Lastly, I can't stress the importance of this issue enough. As was discussed, the flange/spline runout of the installed coupling, the balance of the coupling and shaft, and the shaft dynamic modes must all be evaluated for their effect on the power turbine shaft bearing system. These bearings don't have much tolerance/margin for loads beyond their design limits, and even a small amount of excess out-of-plane moment from your overhung coupling could cause problems with the bearings. If you haven't done so already, get yourself a copy of the OEM ICD or installation documents. And make sure your coupling, shaft, test stand drivetrain and even the engine attachments are all compatible with what the engine spec shows.

Good luck to you.
Terry

 

[Tmoose]

Figure 1A page 3 ( 4 ) here has info about the relative centering changes that will "burn up" the desired residually balanced condition.

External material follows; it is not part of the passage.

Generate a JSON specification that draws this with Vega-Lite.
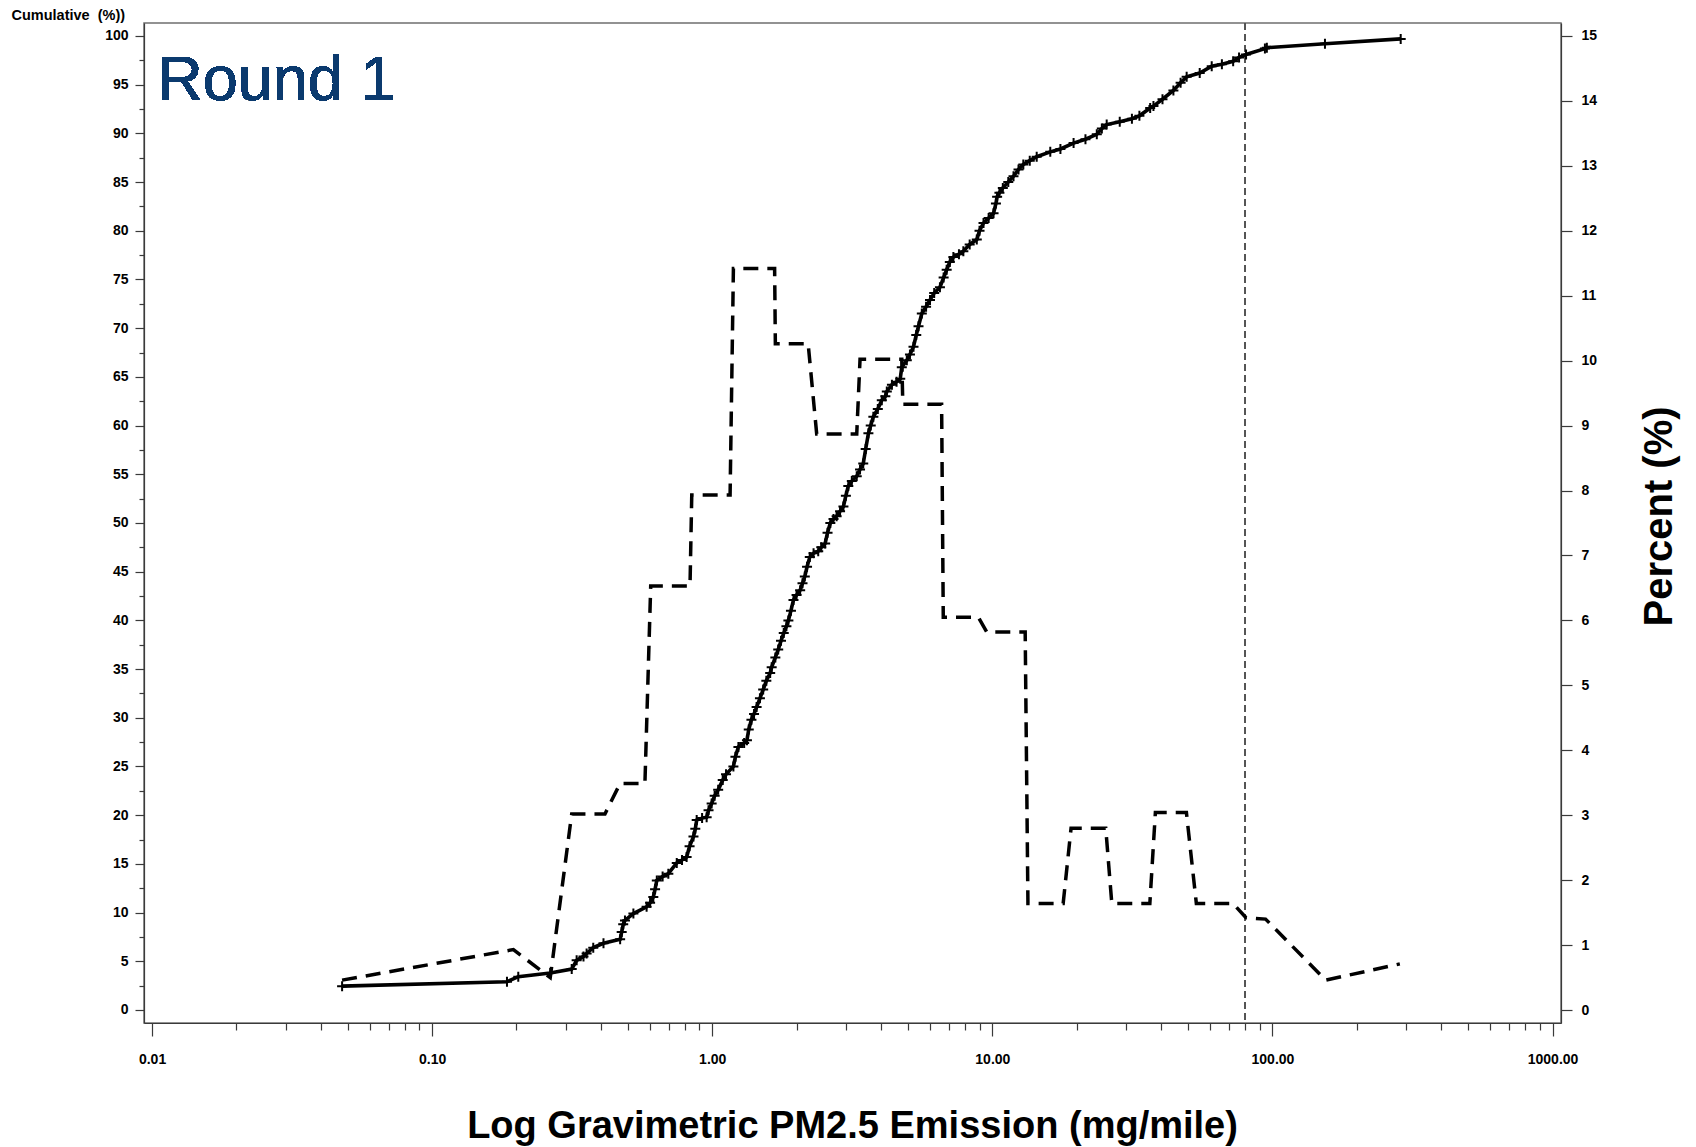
{
  "$schema": "https://vega.github.io/schema/vega-lite/v6.json",
  "width": 1417,
  "height": 1000,
  "autosize": "none",
  "padding": {"left": 144, "top": 23, "right": 135, "bottom": 124},
  "background": "white",
  "config": {
    "font": "Liberation Sans",
    "view": {"stroke": "#6f6f6f", "strokeWidth": 1.5},
    "axis": {
      "grid": false,
      "domainColor": "#3a3a3a",
      "domainWidth": 1.2,
      "tickColor": "#3a3a3a",
      "tickWidth": 1.2,
      "labelColor": "#000000",
      "labelFont": "Liberation Sans",
      "labelFontWeight": "bold",
      "labelFontSize": 14,
      "titleFont": "Liberation Sans",
      "titleColor": "#000000",
      "titleFontWeight": "bold"
    }
  },
  "datasets": {
    "cum": [
      {"x": 0.0477, "c": 2.45}, {"x": 0.185, "c": 2.9}, {"x": 0.203, "c": 3.42}, {"x": 0.264, "c": 3.8},
      {"x": 0.315, "c": 4.2}, {"x": 0.328, "c": 5.1}, {"x": 0.347, "c": 5.5}, {"x": 0.356, "c": 5.8},
      {"x": 0.376, "c": 6.4}, {"x": 0.409, "c": 6.85}, {"x": 0.469, "c": 7.26}, {"x": 0.475, "c": 8.0},
      {"x": 0.481, "c": 8.8}, {"x": 0.488, "c": 9.2}, {"x": 0.523, "c": 9.9}, {"x": 0.583, "c": 10.6},
      {"x": 0.6, "c": 11.0}, {"x": 0.616, "c": 11.6}, {"x": 0.625, "c": 12.4}, {"x": 0.634, "c": 13.3},
      {"x": 0.665, "c": 13.7}, {"x": 0.697, "c": 14.0}, {"x": 0.747, "c": 15.1}, {"x": 0.78, "c": 15.4},
      {"x": 0.81, "c": 15.7}, {"x": 0.83, "c": 16.8}, {"x": 0.857, "c": 17.8}, {"x": 0.87, "c": 18.6},
      {"x": 0.88, "c": 19.5}, {"x": 0.92, "c": 19.7}, {"x": 0.955, "c": 19.8}, {"x": 0.97, "c": 20.5},
      {"x": 0.995, "c": 21.2}, {"x": 1.02, "c": 22.0}, {"x": 1.05, "c": 22.6}, {"x": 1.09, "c": 23.6},
      {"x": 1.12, "c": 24.2}, {"x": 1.19, "c": 25.0}, {"x": 1.21, "c": 26.0}, {"x": 1.24, "c": 27.0},
      {"x": 1.3, "c": 27.4}, {"x": 1.33, "c": 27.7}, {"x": 1.35, "c": 28.8}, {"x": 1.38, "c": 29.8},
      {"x": 1.41, "c": 30.4}, {"x": 1.44, "c": 31.1}, {"x": 1.48, "c": 32.0}, {"x": 1.52, "c": 32.9},
      {"x": 1.56, "c": 33.8}, {"x": 1.61, "c": 34.6}, {"x": 1.63, "c": 35.2}, {"x": 1.68, "c": 36.2},
      {"x": 1.72, "c": 37.0}, {"x": 1.76, "c": 37.9}, {"x": 1.8, "c": 38.7}, {"x": 1.84, "c": 39.4},
      {"x": 1.87, "c": 40.0}, {"x": 1.91, "c": 41.0}, {"x": 1.95, "c": 42.1}, {"x": 2.0, "c": 42.6},
      {"x": 2.06, "c": 43.1}, {"x": 2.1, "c": 43.8}, {"x": 2.14, "c": 44.5}, {"x": 2.18, "c": 45.5},
      {"x": 2.23, "c": 46.5}, {"x": 2.3, "c": 46.9}, {"x": 2.39, "c": 47.1}, {"x": 2.45, "c": 47.5},
      {"x": 2.53, "c": 47.9}, {"x": 2.58, "c": 49.0}, {"x": 2.64, "c": 50.0}, {"x": 2.71, "c": 50.4},
      {"x": 2.78, "c": 50.7}, {"x": 2.86, "c": 51.2}, {"x": 2.94, "c": 51.7}, {"x": 3.0, "c": 52.8},
      {"x": 3.06, "c": 53.8}, {"x": 3.15, "c": 54.3}, {"x": 3.28, "c": 54.8}, {"x": 3.37, "c": 55.5},
      {"x": 3.46, "c": 56.1}, {"x": 3.53, "c": 57.6}, {"x": 3.61, "c": 59.2}, {"x": 3.68, "c": 60.0},
      {"x": 3.76, "c": 60.9}, {"x": 3.9, "c": 61.7}, {"x": 4.03, "c": 62.6}, {"x": 4.15, "c": 63.0},
      {"x": 4.2, "c": 63.5}, {"x": 4.38, "c": 64.2}, {"x": 4.55, "c": 64.5}, {"x": 4.69, "c": 64.8},
      {"x": 4.75, "c": 66.0}, {"x": 4.95, "c": 66.7}, {"x": 5.08, "c": 67.3}, {"x": 5.23, "c": 68.1},
      {"x": 5.35, "c": 69.3}, {"x": 5.45, "c": 70.2}, {"x": 5.6, "c": 71.5}, {"x": 5.8, "c": 72.2},
      {"x": 5.99, "c": 72.9}, {"x": 6.2, "c": 73.6}, {"x": 6.5, "c": 74.2}, {"x": 6.7, "c": 75.2},
      {"x": 6.87, "c": 76.0}, {"x": 7.05, "c": 76.8}, {"x": 7.26, "c": 77.3}, {"x": 7.6, "c": 77.6},
      {"x": 7.88, "c": 77.9}, {"x": 8.3, "c": 78.6}, {"x": 8.8, "c": 79.1}, {"x": 9.0, "c": 80.0},
      {"x": 9.3, "c": 80.8}, {"x": 9.7, "c": 81.3}, {"x": 10.1, "c": 81.8}, {"x": 10.3, "c": 82.8},
      {"x": 10.4, "c": 83.5}, {"x": 10.6, "c": 83.9}, {"x": 10.9, "c": 84.4}, {"x": 11.4, "c": 85.0},
      {"x": 11.9, "c": 85.6}, {"x": 12.4, "c": 86.3}, {"x": 12.9, "c": 86.8}, {"x": 13.6, "c": 87.2},
      {"x": 14.4, "c": 87.6}, {"x": 16.1, "c": 88.1}, {"x": 17.5, "c": 88.4}, {"x": 19.5, "c": 89.0},
      {"x": 21.5, "c": 89.4}, {"x": 23.6, "c": 89.9}, {"x": 24.6, "c": 90.5}, {"x": 25.6, "c": 90.9},
      {"x": 28.5, "c": 91.2}, {"x": 31.5, "c": 91.5}, {"x": 33.5, "c": 91.8}, {"x": 36.6, "c": 92.6},
      {"x": 37.6, "c": 92.8}, {"x": 40.5, "c": 93.5}, {"x": 44.3, "c": 94.4}, {"x": 47, "c": 95.2},
      {"x": 49.4, "c": 95.8}, {"x": 55, "c": 96.2}, {"x": 60.7, "c": 96.9}, {"x": 66, "c": 97.1},
      {"x": 72.4, "c": 97.4}, {"x": 76, "c": 97.8}, {"x": 80.5, "c": 98.1}, {"x": 94, "c": 98.7},
      {"x": 95.5, "c": 98.8}, {"x": 154, "c": 99.2}, {"x": 287, "c": 99.7}
    ],
    "hist": [
      {"x": 0.0477, "p": 0.46}, {"x": 0.195, "p": 0.93}, {"x": 0.264, "p": 0.5}, {"x": 0.315, "p": 3.02},
      {"x": 0.414, "p": 3.02}, {"x": 0.469, "p": 3.49}, {"x": 0.575, "p": 3.49}, {"x": 0.603, "p": 6.53},
      {"x": 0.833, "p": 6.53}, {"x": 0.845, "p": 7.93}, {"x": 1.158, "p": 7.93}, {"x": 1.19, "p": 11.42},
      {"x": 1.67, "p": 11.42}, {"x": 1.68, "p": 10.26}, {"x": 2.2, "p": 10.26}, {"x": 2.36, "p": 8.87},
      {"x": 3.28, "p": 8.87}, {"x": 3.37, "p": 10.02}, {"x": 4.75, "p": 10.02}, {"x": 4.79, "p": 9.33},
      {"x": 6.59, "p": 9.33}, {"x": 6.68, "p": 6.05}, {"x": 8.91, "p": 6.05}, {"x": 9.55, "p": 5.82},
      {"x": 13.1, "p": 5.82}, {"x": 13.4, "p": 1.64}, {"x": 17.9, "p": 1.64}, {"x": 19.1, "p": 2.8},
      {"x": 25.4, "p": 2.8}, {"x": 26.7, "p": 1.64}, {"x": 36.5, "p": 1.64}, {"x": 38.2, "p": 3.04},
      {"x": 49.3, "p": 3.04}, {"x": 53.5, "p": 1.64}, {"x": 72.3, "p": 1.64}, {"x": 80.5, "p": 1.42},
      {"x": 94.5, "p": 1.4}, {"x": 155, "p": 0.46}, {"x": 285, "p": 0.71}
    ]
  },
  "layer": [
    {
      "data": {"name": "cum"},
      "encoding": {
        "x": {
          "field": "x", "type": "quantitative",
          "scale": {"type": "log", "domain": [0.00936, 1072], "nice": false},
          "axis": {
            "orient": "bottom",
            "values": [0.01,0.02,0.03,0.04,0.05,0.06,0.07,0.08,0.09,0.1,0.2,0.3,0.4,0.5,0.6,0.7,0.8,0.9,1,2,3,4,5,6,7,8,9,10,20,30,40,50,60,70,80,90,100,200,300,400,500,600,700,800,900,1000],
            "format": ".2f",
            "labelExpr": "indexof([0.01,0.1,1,10,100,1000], datum.value) >= 0 ? datum.label : ''",
            "tickSize": {"condition": {"test": "indexof([0.01,0.1,1,10,100,1000], datum.value) >= 0", "value": 13}, "value": 7},
            "labelPadding": 16,
            "labelFlush": false,
            "labelOverlap": false,
            "title": "Log Gravimetric PM2.5 Emission (mg/mile)",
            "titleFontSize": 38,
            "titleX": 708,
            "titleY": 114,
            "titleBaseline": "alphabetic",
            "titleAnchor": "middle",
            "titleAlign": "center"
          }
        },
        "y": {
          "field": "c", "type": "quantitative",
          "scale": {"domain": [-1.335, 101.33], "nice": false, "zero": false},
          "axis": {
            "orient": "left",
            "values": [0,2.5,5,7.5,10,12.5,15,17.5,20,22.5,25,27.5,30,32.5,35,37.5,40,42.5,45,47.5,50,52.5,55,57.5,60,62.5,65,67.5,70,72.5,75,77.5,80,82.5,85,87.5,90,92.5,95,97.5,100],
            "labelExpr": "datum.value % 5 === 0 ? datum.label : ''",
            "tickSize": {"condition": {"test": "datum.value % 5 === 0", "value": 9}, "value": 5},
            "labelPadding": 7,
            "labelOverlap": false,
            "title": "Cumulative\u00a0 (%))",
            "titleFontSize": 14.5,
            "titleAngle": 0,
            "titleAlign": "left",
            "titleBaseline": "middle",
            "titleX": -133,
            "titleY": -8
          }
        }
      },
      "layer": [
        {
          "mark": {"type": "rule", "color": "#555555", "strokeWidth": 1.2, "strokeDash": [7, 4]},
          "encoding": {"x": {"datum": 80}, "y": null}
        },
        {
          "mark": {"type": "line", "color": "#000000", "strokeWidth": 3.6}
        },
        {
          "mark": {"type": "point", "shape": "M-1,0H1M0,-1V1", "size": 100, "filled": false, "color": "#000000", "strokeWidth": 2, "opacity": 1}
        },
        {
          "mark": {"type": "text", "text": "Round 1", "font": "Liberation Sans", "fontSize": 63, "fontWeight": "normal", "color": "#0b3a6e", "align": "left", "baseline": "alphabetic"},
          "encoding": {"x": {"datum": 0.01043}, "y": {"datum": 93.4}}
        }
      ]
    },
    {
      "data": {"name": "hist"},
      "mark": {"type": "line", "color": "#000000", "strokeWidth": 3.5, "strokeDash": [15, 9]},
      "encoding": {
        "x": {"field": "x", "type": "quantitative", "scale": {"type": "log", "domain": [0.00936, 1072], "nice": false}},
        "y": {
          "field": "p", "type": "quantitative",
          "scale": {"domain": [-0.2, 15.2], "nice": false, "zero": false},
          "axis": {
            "orient": "right",
            "values": [0,0.25,0.5,0.75,1,1.25,1.5,1.75,2,2.25,2.5,2.75,3,3.25,3.5,3.75,4,4.25,4.5,4.75,5,5.25,5.5,5.75,6,6.25,6.5,6.75,7,7.25,7.5,7.75,8,8.25,8.5,8.75,9,9.25,9.5,9.75,10,10.25,10.5,10.75,11,11.25,11.5,11.75,12,12.25,12.5,12.75,13,13.25,13.5,13.75,14,14.25,14.5,14.75,15],
            "format": "d",
            "labelExpr": "datum.value % 1 === 0 ? datum.label : ''",
            "tickSize": {"condition": {"test": "datum.value % 1 === 0", "value": 11}, "value": 5},
            "labelPadding": 9,
            "labelOverlap": false,
            "labelAlign": "left",
            "title": "Percent (%)",
            "titleFontSize": 40,
            "titleAngle": 270,
            "titleAlign": "center",
            "titleBaseline": "middle",
            "titleX": 98,
            "titleY": 493
          }
        }
      }
    }
  ],
  "resolve": {"scale": {"y": "independent"}}
}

http://www.irdbalancing.com/downloads/techpaper1balqualityreqmts.pdf

For instance, If a "perfectly balanced" part moved off center about 0.0006" the resulting unbalance would be the entire general purpose G 6.3 tolerance.

 

[tbuelna]

I use that spec to define the dynamic balance condition of shafts and gears in aircraft transmissions I design. Typically the rotating parts are balanced to grade 6.3. However there is also a general design rule that the max dynamic radial unbalance force at any bearing should be kept under 10lbf.